> _OBJECTIVE_: Extract, word for word, every line from the one containing "Convert this chart to matplotlib code." through the one containing "Clone this chart in Observable Plot.", with both end lines kept.

> _INPUT RECORDS_:
>>>
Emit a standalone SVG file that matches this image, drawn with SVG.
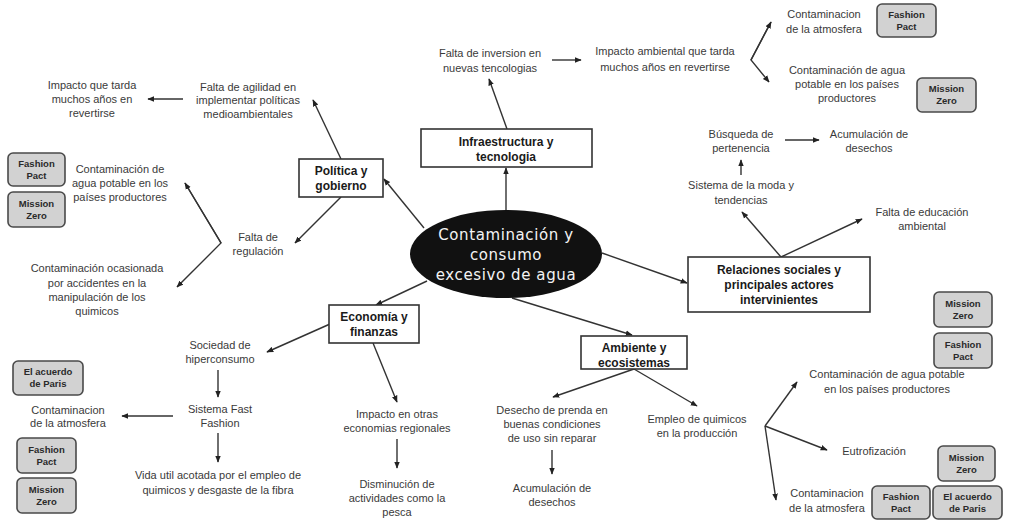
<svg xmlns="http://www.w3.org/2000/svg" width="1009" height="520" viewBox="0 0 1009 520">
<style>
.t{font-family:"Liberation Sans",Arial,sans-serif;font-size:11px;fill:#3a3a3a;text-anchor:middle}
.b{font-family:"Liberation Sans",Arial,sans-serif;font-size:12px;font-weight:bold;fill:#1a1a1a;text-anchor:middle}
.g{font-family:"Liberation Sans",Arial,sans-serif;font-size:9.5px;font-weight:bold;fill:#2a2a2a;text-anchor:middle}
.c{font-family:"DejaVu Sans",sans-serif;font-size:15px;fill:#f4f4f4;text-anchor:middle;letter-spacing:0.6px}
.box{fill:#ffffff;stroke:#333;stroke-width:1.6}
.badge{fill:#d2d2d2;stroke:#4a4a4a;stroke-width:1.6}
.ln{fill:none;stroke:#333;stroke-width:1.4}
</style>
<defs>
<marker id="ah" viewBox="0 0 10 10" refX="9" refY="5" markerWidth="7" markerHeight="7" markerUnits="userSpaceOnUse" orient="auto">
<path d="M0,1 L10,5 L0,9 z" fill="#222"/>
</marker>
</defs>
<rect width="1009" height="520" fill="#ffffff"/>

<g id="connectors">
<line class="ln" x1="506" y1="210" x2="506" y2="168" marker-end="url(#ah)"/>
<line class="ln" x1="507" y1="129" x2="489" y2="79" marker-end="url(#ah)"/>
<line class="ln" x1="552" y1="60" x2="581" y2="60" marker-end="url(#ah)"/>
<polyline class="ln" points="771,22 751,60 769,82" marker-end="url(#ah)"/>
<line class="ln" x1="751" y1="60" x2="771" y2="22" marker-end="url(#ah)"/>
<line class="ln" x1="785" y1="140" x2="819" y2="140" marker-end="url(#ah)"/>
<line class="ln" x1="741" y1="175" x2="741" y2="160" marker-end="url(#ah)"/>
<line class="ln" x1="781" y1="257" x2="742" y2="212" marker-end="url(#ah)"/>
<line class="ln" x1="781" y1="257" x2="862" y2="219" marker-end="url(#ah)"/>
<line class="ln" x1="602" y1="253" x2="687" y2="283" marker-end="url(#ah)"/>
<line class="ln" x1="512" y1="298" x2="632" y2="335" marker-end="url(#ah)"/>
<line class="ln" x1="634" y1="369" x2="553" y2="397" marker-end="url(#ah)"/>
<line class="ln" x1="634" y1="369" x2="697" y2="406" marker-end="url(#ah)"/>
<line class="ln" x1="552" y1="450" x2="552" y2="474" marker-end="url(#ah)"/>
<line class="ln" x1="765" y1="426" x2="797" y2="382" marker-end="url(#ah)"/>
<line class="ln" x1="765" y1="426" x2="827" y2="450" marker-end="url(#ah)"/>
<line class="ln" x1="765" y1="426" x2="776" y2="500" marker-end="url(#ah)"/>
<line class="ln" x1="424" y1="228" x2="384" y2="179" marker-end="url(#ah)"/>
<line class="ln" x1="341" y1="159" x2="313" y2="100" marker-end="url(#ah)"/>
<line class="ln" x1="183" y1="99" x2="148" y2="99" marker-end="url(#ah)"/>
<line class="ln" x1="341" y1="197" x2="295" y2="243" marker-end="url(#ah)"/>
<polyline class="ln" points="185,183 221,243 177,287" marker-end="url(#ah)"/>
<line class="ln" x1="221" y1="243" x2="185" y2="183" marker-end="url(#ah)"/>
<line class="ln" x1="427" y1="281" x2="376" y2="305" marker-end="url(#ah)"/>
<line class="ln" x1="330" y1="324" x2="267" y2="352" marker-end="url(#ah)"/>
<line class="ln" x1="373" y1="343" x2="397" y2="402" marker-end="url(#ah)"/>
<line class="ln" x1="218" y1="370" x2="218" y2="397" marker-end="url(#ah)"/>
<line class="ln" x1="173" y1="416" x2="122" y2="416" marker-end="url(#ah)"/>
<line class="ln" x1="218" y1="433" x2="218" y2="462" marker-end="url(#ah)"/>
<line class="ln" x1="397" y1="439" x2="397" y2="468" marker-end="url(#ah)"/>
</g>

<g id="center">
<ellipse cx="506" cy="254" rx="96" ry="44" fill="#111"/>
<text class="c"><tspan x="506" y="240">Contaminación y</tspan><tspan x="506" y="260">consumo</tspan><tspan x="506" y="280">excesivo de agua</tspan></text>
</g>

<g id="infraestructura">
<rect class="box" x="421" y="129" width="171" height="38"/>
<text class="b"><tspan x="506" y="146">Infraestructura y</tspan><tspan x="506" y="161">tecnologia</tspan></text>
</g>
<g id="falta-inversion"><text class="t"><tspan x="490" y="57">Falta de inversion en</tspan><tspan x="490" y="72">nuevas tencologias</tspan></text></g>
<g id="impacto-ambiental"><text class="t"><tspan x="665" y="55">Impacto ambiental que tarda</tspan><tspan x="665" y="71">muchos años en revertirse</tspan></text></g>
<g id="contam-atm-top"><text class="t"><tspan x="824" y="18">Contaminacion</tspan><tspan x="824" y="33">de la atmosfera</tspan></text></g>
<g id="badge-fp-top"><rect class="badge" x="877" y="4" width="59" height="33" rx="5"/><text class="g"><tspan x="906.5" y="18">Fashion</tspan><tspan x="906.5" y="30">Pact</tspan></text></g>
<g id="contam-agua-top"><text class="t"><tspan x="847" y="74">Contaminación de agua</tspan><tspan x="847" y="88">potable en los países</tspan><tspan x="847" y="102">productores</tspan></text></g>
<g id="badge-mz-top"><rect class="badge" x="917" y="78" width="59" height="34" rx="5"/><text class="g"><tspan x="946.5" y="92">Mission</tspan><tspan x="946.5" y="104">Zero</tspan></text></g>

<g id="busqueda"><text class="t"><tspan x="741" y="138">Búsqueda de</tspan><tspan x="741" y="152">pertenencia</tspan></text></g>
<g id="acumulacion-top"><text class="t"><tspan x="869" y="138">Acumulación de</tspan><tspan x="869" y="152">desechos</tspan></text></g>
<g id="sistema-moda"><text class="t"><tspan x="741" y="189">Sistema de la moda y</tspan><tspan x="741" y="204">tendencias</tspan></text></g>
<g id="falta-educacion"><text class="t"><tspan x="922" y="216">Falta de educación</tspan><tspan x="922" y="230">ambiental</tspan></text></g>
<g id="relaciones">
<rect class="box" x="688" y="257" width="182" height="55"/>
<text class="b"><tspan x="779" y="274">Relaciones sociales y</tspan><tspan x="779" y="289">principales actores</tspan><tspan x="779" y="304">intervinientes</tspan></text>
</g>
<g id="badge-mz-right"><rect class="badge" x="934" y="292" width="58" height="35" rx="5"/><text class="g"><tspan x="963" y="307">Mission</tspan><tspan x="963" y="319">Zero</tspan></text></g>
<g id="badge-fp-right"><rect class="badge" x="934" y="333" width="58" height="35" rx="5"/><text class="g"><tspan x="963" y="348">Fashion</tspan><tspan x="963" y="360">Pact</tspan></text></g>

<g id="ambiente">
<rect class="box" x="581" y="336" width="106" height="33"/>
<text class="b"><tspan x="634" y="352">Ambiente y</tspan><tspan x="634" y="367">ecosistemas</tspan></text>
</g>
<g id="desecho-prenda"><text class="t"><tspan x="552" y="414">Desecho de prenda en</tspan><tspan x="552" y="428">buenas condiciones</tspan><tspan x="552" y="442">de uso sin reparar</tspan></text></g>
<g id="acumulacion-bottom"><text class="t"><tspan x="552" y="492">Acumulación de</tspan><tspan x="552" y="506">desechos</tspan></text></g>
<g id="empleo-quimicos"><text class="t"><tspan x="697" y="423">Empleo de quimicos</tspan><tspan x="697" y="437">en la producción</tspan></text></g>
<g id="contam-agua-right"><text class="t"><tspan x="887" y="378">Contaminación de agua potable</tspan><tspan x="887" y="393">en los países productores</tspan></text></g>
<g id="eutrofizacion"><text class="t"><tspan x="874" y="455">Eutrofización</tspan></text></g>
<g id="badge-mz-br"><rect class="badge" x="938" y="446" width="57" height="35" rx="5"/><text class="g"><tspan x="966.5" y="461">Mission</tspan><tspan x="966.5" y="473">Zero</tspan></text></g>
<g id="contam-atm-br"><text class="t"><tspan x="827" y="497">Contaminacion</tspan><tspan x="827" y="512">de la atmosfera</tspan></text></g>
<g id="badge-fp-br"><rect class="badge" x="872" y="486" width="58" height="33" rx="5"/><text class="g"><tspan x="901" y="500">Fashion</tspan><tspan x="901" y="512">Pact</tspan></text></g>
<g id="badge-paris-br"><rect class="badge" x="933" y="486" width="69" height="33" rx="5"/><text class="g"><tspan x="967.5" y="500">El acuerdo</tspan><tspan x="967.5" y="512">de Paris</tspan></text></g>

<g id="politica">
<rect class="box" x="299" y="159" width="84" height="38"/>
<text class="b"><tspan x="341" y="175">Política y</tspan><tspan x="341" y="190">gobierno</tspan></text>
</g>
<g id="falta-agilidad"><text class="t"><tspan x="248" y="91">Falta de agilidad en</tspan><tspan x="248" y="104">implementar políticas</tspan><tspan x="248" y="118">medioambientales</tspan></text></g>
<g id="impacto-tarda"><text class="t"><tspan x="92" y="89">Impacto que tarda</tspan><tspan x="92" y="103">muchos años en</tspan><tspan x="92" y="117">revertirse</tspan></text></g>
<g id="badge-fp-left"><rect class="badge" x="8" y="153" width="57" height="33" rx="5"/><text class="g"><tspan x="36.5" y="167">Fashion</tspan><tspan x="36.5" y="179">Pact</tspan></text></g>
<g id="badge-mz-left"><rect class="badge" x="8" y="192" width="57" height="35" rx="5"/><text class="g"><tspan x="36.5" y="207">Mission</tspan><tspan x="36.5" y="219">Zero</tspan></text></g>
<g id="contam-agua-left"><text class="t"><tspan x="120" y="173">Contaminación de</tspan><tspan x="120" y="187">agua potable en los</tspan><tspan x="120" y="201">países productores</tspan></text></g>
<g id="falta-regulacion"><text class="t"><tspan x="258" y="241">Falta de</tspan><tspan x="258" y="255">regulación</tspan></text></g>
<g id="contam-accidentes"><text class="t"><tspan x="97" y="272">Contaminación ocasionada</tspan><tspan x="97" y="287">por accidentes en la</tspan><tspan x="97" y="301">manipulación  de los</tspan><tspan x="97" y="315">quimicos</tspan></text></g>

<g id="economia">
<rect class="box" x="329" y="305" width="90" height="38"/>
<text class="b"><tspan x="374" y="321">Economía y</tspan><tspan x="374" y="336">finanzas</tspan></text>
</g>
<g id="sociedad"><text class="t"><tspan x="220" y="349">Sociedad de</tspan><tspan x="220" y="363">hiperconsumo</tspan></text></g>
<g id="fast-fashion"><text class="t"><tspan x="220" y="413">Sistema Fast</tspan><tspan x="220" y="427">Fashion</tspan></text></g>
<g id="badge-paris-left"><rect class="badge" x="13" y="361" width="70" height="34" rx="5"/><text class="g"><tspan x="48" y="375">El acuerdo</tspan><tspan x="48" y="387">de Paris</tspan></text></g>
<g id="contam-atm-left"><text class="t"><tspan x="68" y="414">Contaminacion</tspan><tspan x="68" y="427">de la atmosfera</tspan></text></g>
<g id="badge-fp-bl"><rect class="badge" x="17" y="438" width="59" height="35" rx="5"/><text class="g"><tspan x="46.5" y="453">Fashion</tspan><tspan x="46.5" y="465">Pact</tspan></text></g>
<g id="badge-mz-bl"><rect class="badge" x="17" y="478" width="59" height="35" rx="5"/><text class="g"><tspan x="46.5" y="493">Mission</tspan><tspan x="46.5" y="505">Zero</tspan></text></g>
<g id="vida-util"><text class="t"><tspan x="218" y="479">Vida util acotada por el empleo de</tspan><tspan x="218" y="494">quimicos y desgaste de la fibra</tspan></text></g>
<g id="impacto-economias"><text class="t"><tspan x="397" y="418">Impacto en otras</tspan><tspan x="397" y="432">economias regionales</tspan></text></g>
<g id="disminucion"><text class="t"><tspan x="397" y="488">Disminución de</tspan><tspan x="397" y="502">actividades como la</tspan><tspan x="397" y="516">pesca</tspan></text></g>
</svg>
<<<
>>>
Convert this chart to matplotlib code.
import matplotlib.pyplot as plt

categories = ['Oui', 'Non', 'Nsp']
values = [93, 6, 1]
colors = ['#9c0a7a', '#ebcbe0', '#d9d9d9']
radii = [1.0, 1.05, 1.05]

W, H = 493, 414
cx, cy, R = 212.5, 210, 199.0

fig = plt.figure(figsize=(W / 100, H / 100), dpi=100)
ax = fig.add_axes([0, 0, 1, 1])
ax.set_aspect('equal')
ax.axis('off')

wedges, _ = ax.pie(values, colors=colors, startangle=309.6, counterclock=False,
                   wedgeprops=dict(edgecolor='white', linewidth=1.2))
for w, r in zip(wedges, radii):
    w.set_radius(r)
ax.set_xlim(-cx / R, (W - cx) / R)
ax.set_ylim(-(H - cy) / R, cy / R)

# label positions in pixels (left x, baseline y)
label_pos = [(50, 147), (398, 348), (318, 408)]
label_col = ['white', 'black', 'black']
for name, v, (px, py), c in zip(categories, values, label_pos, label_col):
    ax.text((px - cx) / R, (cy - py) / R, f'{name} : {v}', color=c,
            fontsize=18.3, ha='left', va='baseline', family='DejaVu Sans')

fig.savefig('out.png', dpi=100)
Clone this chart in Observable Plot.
<<<
> _OUTPUT BELOW_:
Convert this chart to matplotlib code.
import matplotlib.pyplot as plt

categories = ['Oui', 'Non', 'Nsp']
values = [93, 6, 1]
colors = ['#9c0a7a', '#ebcbe0', '#d9d9d9']
radii = [1.0, 1.05, 1.05]

W, H = 493, 414
cx, cy, R = 212.5, 210, 199.0

fig = plt.figure(figsize=(W / 100, H / 100), dpi=100)
ax = fig.add_axes([0, 0, 1, 1])
ax.set_aspect('equal')
ax.axis('off')

wedges, _ = ax.pie(values, colors=colors, startangle=309.6, counterclock=False,
                   wedgeprops=dict(edgecolor='white', linewidth=1.2))
for w, r in zip(wedges, radii):
    w.set_radius(r)
ax.set_xlim(-cx / R, (W - cx) / R)
ax.set_ylim(-(H - cy) / R, cy / R)

# label positions in pixels (left x, baseline y)
label_pos = [(50, 147), (398, 348), (318, 408)]
label_col = ['white', 'black', 'black']
for name, v, (px, py), c in zip(categories, values, label_pos, label_col):
    ax.text((px - cx) / R, (cy - py) / R, f'{name} : {v}', color=c,
            fontsize=18.3, ha='left', va='baseline', family='DejaVu Sans')

fig.savefig('out.png', dpi=100)
Clone this chart in Observable Plot.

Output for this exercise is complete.